Il senatore Dougal e la sua mafia texana/cajun di bravi vecchi ragazzi divorafondi in un primo momento erano stati molto ligi al dovere. Le somme da loro intascate, relativamente modeste, svanivano subito, oltrepassando i confini dello stato texano e finendo nel vasto mercato del riciclaggio di denaro costituito dai casinò della Louisiana. I fondi tornavano indietro un po’ per volta, sotto forma di generosi contributi per le campagne elettorali e di inspiegabili seconde case intestate a mogli e nipoti.

Ma con il passare degli anni la situazione finanziaria del paese era diventata incerta e caotica. Con l’iperinflazione che infuriava e le maggiori industrie che svanivano una come l’altra, come tanti palloncini bucati, era diventato difficile salvare le apparenze. Nascondere le loro tracce era diventato noioso, faticoso. Ormai il Collaboratorio godeva di una protezione incrollabile da parte del senatore Dougal, le cause, da molto tempo onorate, del progresso scientifico e della protezione delle specie in pericolo suscitavano nella maggior parte degli americani un caldo e generoso sentimento di approvazione e un’assoluta mancanza di spirito polemico. Il lavoro del Collaboratorio procedeva a fatica, mentre il marciume dilagava nell’ombra, sotto forma di manovre di partito, appalti truccati, una galassia minore di bustarelle e di transazioni di denaro occulte.
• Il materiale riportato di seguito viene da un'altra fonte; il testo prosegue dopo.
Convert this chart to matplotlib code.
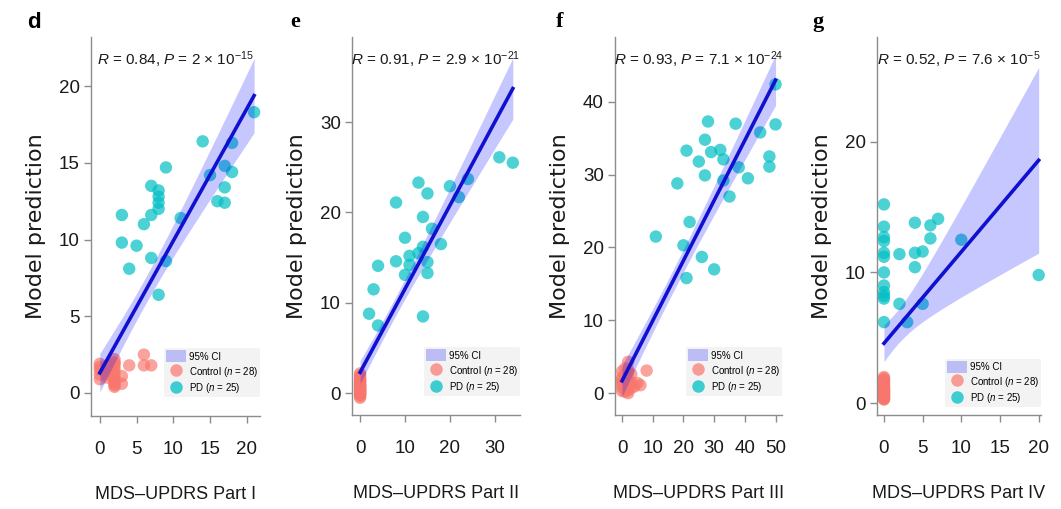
import numpy as np
import matplotlib
matplotlib.use('Agg')
import matplotlib.pyplot as plt
from matplotlib.patches import Patch
from matplotlib.lines import Line2D

plt.rcParams['font.family'] = ['Liberation Sans', 'DejaVu Sans']
plt.rcParams['mathtext.fontset'] = 'custom'
plt.rcParams['mathtext.rm'] = 'Liberation Sans'
plt.rcParams['mathtext.it'] = 'Liberation Sans:italic'

# ---- data ----
# d: MDS-UPDRS Part I
pd_d_x = [21, 14, 18, 9, 15, 17, 18, 17, 7, 8, 8, 8, 16, 17, 3, 7, 6, 11, 3, 5, 7, 9, 4, 8, 8]
pd_d_y = [18.3, 16.4, 16.3, 14.7, 14.2, 14.8, 14.4, 13.4, 13.5, 13.2, 12.8, 12.4, 12.5, 12.4, 11.6,
          11.6, 11.0, 11.4, 9.8, 9.6, 8.8, 8.6, 8.1, 6.4, 12.0]
ctrl_d_x = [0, 0, 0, 0, 1, 1, 1, 1, 2, 2, 2, 2, 2, 2, 2, 2, 2, 2, 3, 3, 4, 6, 6, 7, 0, 1, 2, 2]
ctrl_d_y = [1.9, 1.5, 1.2, 0.9, 1.8, 1.4, 1.0, 1.6, 2.0, 1.7, 1.3, 1.0, 0.8, 0.6, 0.5, 0.4, 1.9, 2.2,
            0.6, 1.1, 1.8, 2.5, 1.8, 1.8, 1.7, 1.2, 0.7, 1.5]

# e: MDS-UPDRS Part II
pd_e_x = [31, 34, 13, 15, 20, 24, 22, 8, 14, 16, 10, 18, 14, 11, 8, 4, 11, 15, 15, 10, 3, 2, 4, 14, 13]
pd_e_y = [26.1, 25.5, 23.3, 22.1, 22.9, 23.7, 21.7, 21.1, 19.5, 18.2, 17.2, 16.5, 16.2, 15.2, 14.6,
          14.1, 14.2, 14.5, 13.3, 13.1, 11.5, 8.8, 7.5, 8.5, 15.5]
ctrl_e_x = [0] * 28
ctrl_e_y = [2.2, 2.0, 1.8, 1.6, 1.5, 1.4, 1.3, 1.2, 1.1, 1.0, 0.9, 0.8, 0.8, 0.7, 0.6, 0.5, 0.5, 0.4,
            0.3, 0.3, 0.2, 0.1, 0.0, 0.0, -0.1, -0.2, -0.3, -0.5]

# f: MDS-UPDRS Part III
pd_f_x = [50, 28, 37, 50, 45, 27, 29, 21, 32, 33, 25, 48, 48, 27, 38, 41, 33, 18, 35, 22, 11, 20, 26, 30, 21]
pd_f_y = [42.4, 37.3, 37.0, 36.9, 35.8, 34.8, 33.1, 33.3, 33.4, 32.1, 31.8, 32.5, 31.1, 29.9, 31.0,
          29.5, 29.2, 28.8, 27.0, 23.5, 21.5, 20.3, 18.7, 17.0, 15.8]
ctrl_f_x = [0, 0, 0, 0, 0, 1, 1, 1, 1, 2, 2, 2, 2, 2, 2, 3, 3, 3, 0, 1, 2, 5, 6, 8, 0, 1, 2, 4]
ctrl_f_y = [3.0, 2.2, 1.5, 0.8, 0.3, 2.5, 1.8, 1.0, 0.5, 4.3, 3.2, 2.0, 1.2, 0.4, 0.0, 1.5, 0.8, 2.6,
            1.9, 3.4, 2.8, 1.4, 1.1, 3.1, 1.2, 0.2, 1.6, 0.9]

# g: MDS-UPDRS Part IV
pd_g_x = [0, 0, 0, 0, 0, 0, 0, 0, 0, 0, 0, 0, 2, 2, 3, 4, 4, 4, 5, 5, 6, 6, 7, 10, 20]
pd_g_y = [15.2, 13.5, 12.7, 12.4, 11.2, 10.0, 8.5, 8.2, 8.0, 6.2, 9.0, 11.5, 11.4, 7.6, 6.2, 13.8,
          11.5, 10.4, 11.6, 7.6, 13.6, 12.6, 14.1, 12.5, 9.8]
ctrl_g_x = [0] * 28
ctrl_g_y = [2.0, 1.9, 1.8, 1.7, 1.6, 1.5, 1.4, 1.3, 1.2, 1.2, 1.1, 1.0, 1.0, 0.9, 0.9, 0.8, 0.8, 0.7,
            0.7, 0.6, 0.6, 0.5, 0.5, 0.4, 0.4, 0.3, 0.3, 1.1]

panel_letters = ['d', 'e', 'f', 'g']
x_titles = ['MDS\u2013UPDRS Part I', 'MDS\u2013UPDRS Part II', 'MDS\u2013UPDRS Part III', 'MDS\u2013UPDRS Part IV']
r_vals = ['0.84', '0.91', '0.93', '0.52']
p_mant = ['2', '2.9', '7.1', '7.6']
p_exp = ['-15', '-21', '-24', '-5']
x_ticks = [[0, 5, 10, 15, 20], [0, 10, 20, 30], [0, 10, 20, 30, 40, 50], [0, 5, 10, 15, 20]]
y_ticks = [[0, 5, 10, 15, 20], [0, 10, 20, 30], [0, 10, 20, 30, 40], [0, 10, 20]]

# ---- layout (pixels) ----
W, H = 1061, 509
boxes = [(91, 260, 37, 416), (352, 520, 37, 415), (615, 782, 37, 415), (877, 1041, 37, 415)]
xlims = [(-1.2, 21.8), (-1.8, 35.6), (-2.3, 52.1), (-0.9, 20.3)]
ylims = [(-1.5, 23.2), (-2.4, 39.4), (-3.0, 48.9), (-0.9, 28.0)]
letter_x = [27, 290, 556, 812]
leg_y = [0.05, 0.05, 0.05, 0.02]

ctrl_col = '#F8766D'
pd_col = '#00BFC4'
axis_col = '#8c8c8c'
T975 = 2.0076  # t quantile, df = 51

def lm_band(x, y):
    x = np.asarray(x, float); y = np.asarray(y, float)
    b1, b0 = np.polyfit(x, y, 1)
    xs = np.linspace(x.min(), x.max(), 100)
    n = len(x)
    s = np.sqrt(np.sum((y - (b0 + b1 * x)) ** 2) / (n - 2))
    se = s * np.sqrt(1 / n + (xs - x.mean()) ** 2 / np.sum((x - x.mean()) ** 2))
    fit = b0 + b1 * xs
    return xs, fit, fit - T975 * se, fit + T975 * se

fig = plt.figure(figsize=(W / 100, H / 100), dpi=100)

data = [(pd_d_x, pd_d_y, ctrl_d_x, ctrl_d_y), (pd_e_x, pd_e_y, ctrl_e_x, ctrl_e_y),
        (pd_f_x, pd_f_y, ctrl_f_x, ctrl_f_y), (pd_g_x, pd_g_y, ctrl_g_x, ctrl_g_y)]

for i, (px, py, cx, cy) in enumerate(data):
    l, r, t, b = boxes[i]
    ax = fig.add_axes([l / W, (H - b) / H, (r - l) / W, (b - t) / H])
    ax.scatter(cx, cy, s=80, color=ctrl_col, alpha=0.68, edgecolors='none', zorder=2, clip_on=False)
    ax.scatter(px, py, s=80, color=pd_col, alpha=0.7, edgecolors='none', zorder=2, clip_on=False)
    xs, fit, lo, hi = lm_band(list(px) + list(cx), list(py) + list(cy))
    ax.fill_between(xs, lo, hi, color='#0000ff', alpha=0.22, lw=0, zorder=3)
    ax.plot(xs, fit, color='#1010d0', lw=2.6, zorder=4)

    ax.set_xlim(*xlims[i]); ax.set_ylim(*ylims[i])
    ax.set_xticks(x_ticks[i]); ax.set_yticks(y_ticks[i])
    for sp in ['top', 'right']:
        ax.spines[sp].set_visible(False)
    for sp in ['left', 'bottom']:
        ax.spines[sp].set_color(axis_col)
        ax.spines[sp].set_linewidth(1.0)
    ax.tick_params(axis='both', colors=axis_col, length=5, width=1, labelsize=13.5, labelcolor='#1a1a1a')
    ax.tick_params(axis='x', pad=13)
    ax.tick_params(axis='y', pad=3)

    ax.set_xlabel(x_titles[i], fontsize=13, color='#1a1a1a')
    ax.xaxis.label.set_va('center')
    ax.xaxis.set_label_coords(0.5, -0.208)
    ax.set_ylabel('Model prediction', fontsize=16, color='#1a1a1a', family='DejaVu Sans')
    ax.yaxis.label.set_va('center')
    ax.yaxis.set_label_coords(-55 / (r - l), 0.5)

    ax.text(0.5, 0.925, r'$\it{R}$ = ' + r_vals[i] + r', $\it{P}$ = ' + p_mant[i] + ' \u00d7 10$^{' + p_exp[i] + '}$',
            transform=ax.transAxes, ha='center', va='baseline', fontsize=11, color='#1a1a1a')

    handles = [Patch(facecolor='#0000ff', alpha=0.22, edgecolor='none'),
               Line2D([], [], marker='o', ls='none', markersize=9, markerfacecolor=ctrl_col,
                      markeredgecolor='none', alpha=0.7),
               Line2D([], [], marker='o', ls='none', markersize=9, markerfacecolor=pd_col,
                      markeredgecolor='none', alpha=0.75)]
    labels = ['95% CI', r'Control ($\it{n}$ = 28)', r'PD ($\it{n}$ = 25)']
    leg = ax.legend(handles, labels, loc='lower right', bbox_to_anchor=(1.0, leg_y[i]), fontsize=7,
                    frameon=True, facecolor='#f3f3f3', edgecolor='none', framealpha=1,
                    handlelength=2.0, handleheight=1.5, handletextpad=0.3, labelspacing=0.25,
                    borderpad=0.2, borderaxespad=0.0)
    leg.set_zorder(5)

    fig.text(letter_x[i] / W, 1 - 22 / H, panel_letters[i], fontsize=16, fontweight='bold',
             ha='left', va='center', family='Liberation Serif' if i else 'Liberation Sans')

fig.savefig('out.png', dpi=100)
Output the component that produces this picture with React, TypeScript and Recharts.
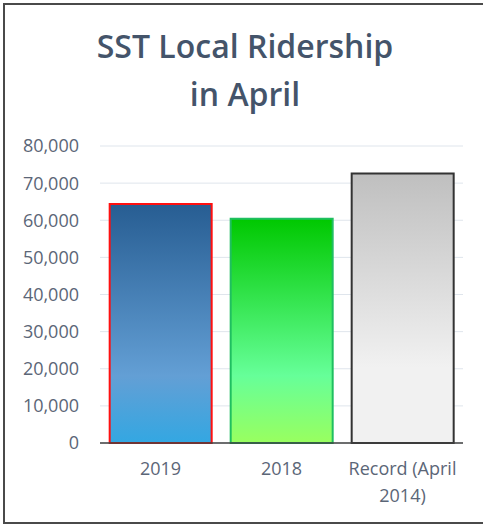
import React from "react";
import { BarChart, Bar, XAxis, YAxis, CartesianGrid, Cell, Text } from "recharts";

const categories = ["2019", "2018", "Record (April 2014)"];
const ridership = [64400, 60400, 72600];
const yTicks = [0, 10000, 20000, 30000, 40000, 50000, 60000, 70000, 80000];

const data = categories.map((name, i) => ({ name, value: ridership[i] }));

const fills = ["url(#gBlue)", "url(#gGreen)", "url(#gGray)"];
const strokes = ["#ff1010", "#1fbf60", "#333333"];

const FONT = "'Open Sans', Lato, sans-serif";
const LABEL = "#5b6677";

const XTick = (props: any) => {
  const { x, y, payload } = props;
  return (
    <Text
      x={x}
      y={y}
      width={125}
      textAnchor="middle"
      verticalAnchor="start"
      fontSize={18}
      fontFamily={FONT}
      style={{ fontSize: 18, fontFamily: FONT }}
      fill={LABEL}
      lineHeight={27}
    >
      {payload.value}
    </Text>
  );
};

export default function App() {
  return (
    <div
      style={{
        position: "absolute",
        left: 0,
        top: 0,
        width: 483,
        height: 525,
        overflow: "hidden",
        background: "#fff",
      }}
    >
      <div
        style={{
          position: "absolute",
          left: 3,
          top: 3,
          width: 500,
          height: 517,
          border: "2px solid #4a4a4a",
        }}
      />
      <div
        style={{
          position: "absolute",
          left: 0,
          top: 22,
          width: 490,
          textAlign: "center",
          fontFamily: FONT,
          fontWeight: 600,
          fontSize: 32,
          lineHeight: "48px",
          color: "#44546a",
        }}
      >
        SST Local Ridership
        <br />
        in April
      </div>
      <div style={{ position: "absolute", left: 0, top: 0 }}>
        <BarChart
          width={483}
          height={525}
          data={data}
          margin={{ top: 146, right: 20, bottom: 0, left: 0 }}
          barCategoryGap="8%"
        >
          <defs>
            <linearGradient id="gBlue" x1="0" y1="0" x2="0" y2="1">
              <stop offset="0%" stopColor="#275d92" />
              <stop offset="72%" stopColor="#639fd5" />
              <stop offset="100%" stopColor="#33a7e2" />
            </linearGradient>
            <linearGradient id="gGreen" x1="0" y1="0" x2="0" y2="1">
              <stop offset="0%" stopColor="#00c800" />
              <stop offset="70%" stopColor="#66ff99" />
              <stop offset="100%" stopColor="#99ff5f" />
            </linearGradient>
            <linearGradient id="gGray" x1="0" y1="0" x2="0" y2="1">
              <stop offset="0%" stopColor="#bfbfbf" />
              <stop offset="72%" stopColor="#f1f1f1" />
              <stop offset="100%" stopColor="#f1f1f1" />
            </linearGradient>
          </defs>
          <CartesianGrid vertical={false} stroke="#dfe5ec" strokeWidth={1} />
          <XAxis
            dataKey="name"
            height={82}
            axisLine={{ stroke: "#404040", strokeWidth: 1.5 }}
            tickLine={false}
            tickSize={0}
            tickMargin={19}
            interval={0}
            tick={<XTick />}
          />
          <YAxis
            width={100}
            domain={[0, 80000]}
            ticks={yTicks}
            interval={0}
            axisLine={false}
            tickLine={false}
            tickSize={0}
            tickMargin={21}
            tickFormatter={(v: number) => v.toLocaleString("en-US")}
            tick={{ fontSize: 18, fontFamily: FONT, fill: LABEL }}
          />
          <Bar dataKey="value" isAnimationActive={false} strokeWidth={2}>
            {data.map((d, i) => (
              <Cell key={d.name} fill={fills[i]} stroke={strokes[i]} />
            ))}
          </Bar>
        </BarChart>
      </div>
    </div>
  );
}
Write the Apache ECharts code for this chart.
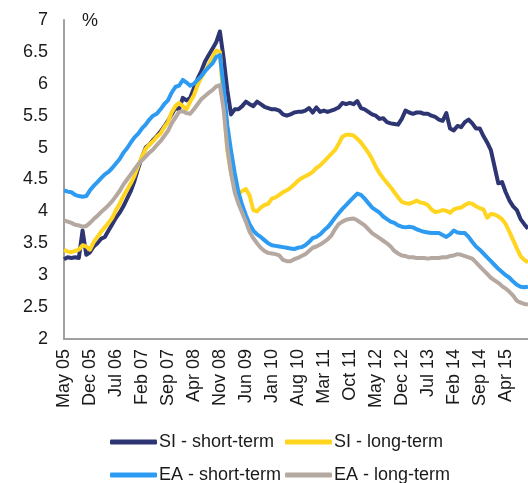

Fiorivano le raccomandazioni, posti poco impegnativi ma molto remunerativi, come la gestione del parcheggio, dell’impianto idraulico e della lavanderia, venivano affidati ad alleati politici dell’ultima ora. L’appropriazione indebita è un po’ come l’alcolismo. Smettere è estremamente difficile e, se nessuno ti aiuta a uscirne, allora iniziano a comparire le prime venuzze.

Oscar sentiva di stare facendo eccellenti progressi. Le sue possibilità di azione si moltiplicavano costantemente.

Fu allora che il primo pazzo omicida attaccò.

In questo caso, Oscar venne avvicinato dalla sicurezza del Collaboratorio, sicurezza che assunse le sembianze di un ufficiale donna di mezza età appartenente a una piccola agenzia di polizia federale nota come ‘Autorità per la sicurezza del Collaboratorio nazionale di Buna’. La donna informò Oscar che un uomo appena arrivato da Muskogee, Oklahoma, aveva iniziato a battere i pugni, senza alcun risultato, contro la porta stagna meridionale, brandendo una scatola di cartone rivestita di carta argentata; continuava a insistere che si trattava di una ‘super granata’.